USAid, l’Agenzia Usa per lo sviluppo internazionale, ha fornito un sostegno enorme alla pianificazione famigliare – spiega il portavoce dell’ufficio per l’Africa della Ippf – con un bilancio annuale di oltre 600 milioni di dollari. Con il ripristino della Mexico City Policy, anni di progressi nell’accesso a servizi essenziali andranno perduti”. Per fortuna – dice un comunicato Ippf diffuso il 28 gennaio – c’è la possibilità di rimediare con fondi forniti da altri stati: “Non possiamo e non vogliamo negare servizi vitali alle donne più povere del mondo”.    

L’ong abortista britannica Marie Stopes International condivide l’allarme della Ippf. Molti centri di pianificazione famigliare dovranno chiudere o ridimensionare le attività. Di conseguenza aumenteranno aborti e mortalità materna – prevede la sezione nigeriana della ong – perché se le donne non possono accedere alla contraccezione aumentano le gravidanze indesiderate e quindi gli aborti clandestini: “Senza i fondi Usa, da adesso al 2020 si avranno più di 1,8 milioni di gravidanze non pianificate, più di 660.000 aborti, oltre 10.000 decessi per gravidanza e parto non potranno essere evitati”. 

Le previsioni di Medici senza frontiere sono ancora più drammatiche. Poiché il provvedimento vale per tutte le ong che in qualche modo favoriscono e facilitano la scelta di abortire, si applicherà anche a delle ong che combattono la malaria e le malattie dell’infanzia: “E' una minaccia per i progressi realizzati su più fronti, inclusi gli sforzi per ridurre la mortalità da Hiv e da altre malattie infettive e per ridurre la mortalità infantile grazie alla prevenzione della malaria, ai programmi sanitari e alle campagne di vaccinazione”. 

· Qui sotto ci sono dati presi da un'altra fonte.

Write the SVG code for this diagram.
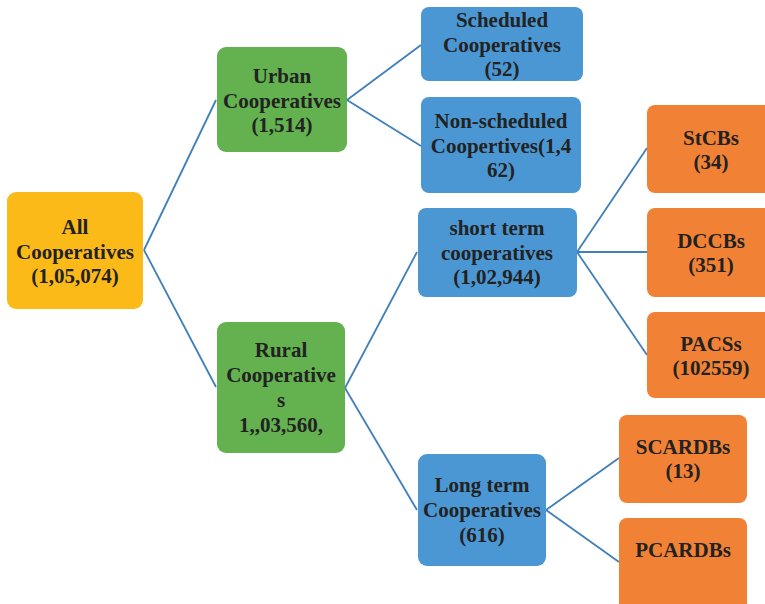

I sostenitori della decisione del presidente Trump replicano che in questo modo si protegge il fondamentale diritto alla vita. Si può aggiungere che per continuare a ricevere contributi governativi Usa è sufficiente smettere di collaborare con ong pro-aborto. Inoltre, tolti al finanziamento dell’aborto e, come fa notare il ginecologo kenyano John Nyamu, ai programmi di aborto imposto e sterilizzazione involontaria, milioni di dollari diventano disponibili per altri interventi vitali ed essenziali. 

Le donne africane accolgono i figli come un dono. Temono piuttosto la sterilità che è frequente e i rischi della gravidanza, a ragione visto che il continente ha i tassi di mortalità materna di gran lunga più elevati. Sarebbe il caso, per una volta, di sentire che cosa ne pensano loro, che cosa secondo loro è prioritario. Per non morire, forse direbbero, serve non tanto abortire in sicurezza, ma piuttosto essere assistite da personale competente durante la gravidanza e il parto, serve abolire le mutilazioni genitali femminili e i matrimoni infantili che rendono la maternità un rischio. Perché la maternità sia una scelta, forse direbbero, servono non tanto i contraccettivi, che oltre tutto spesso bisogna usare di nascosto dai mariti, ma prima di tutto che gli uomini rispettino le donne e che tutti considerino il matrimonio un’unione d’amore, volontaria, non un contratto in cui si negozia il prezzo da pagare per una moglie e la sua prole.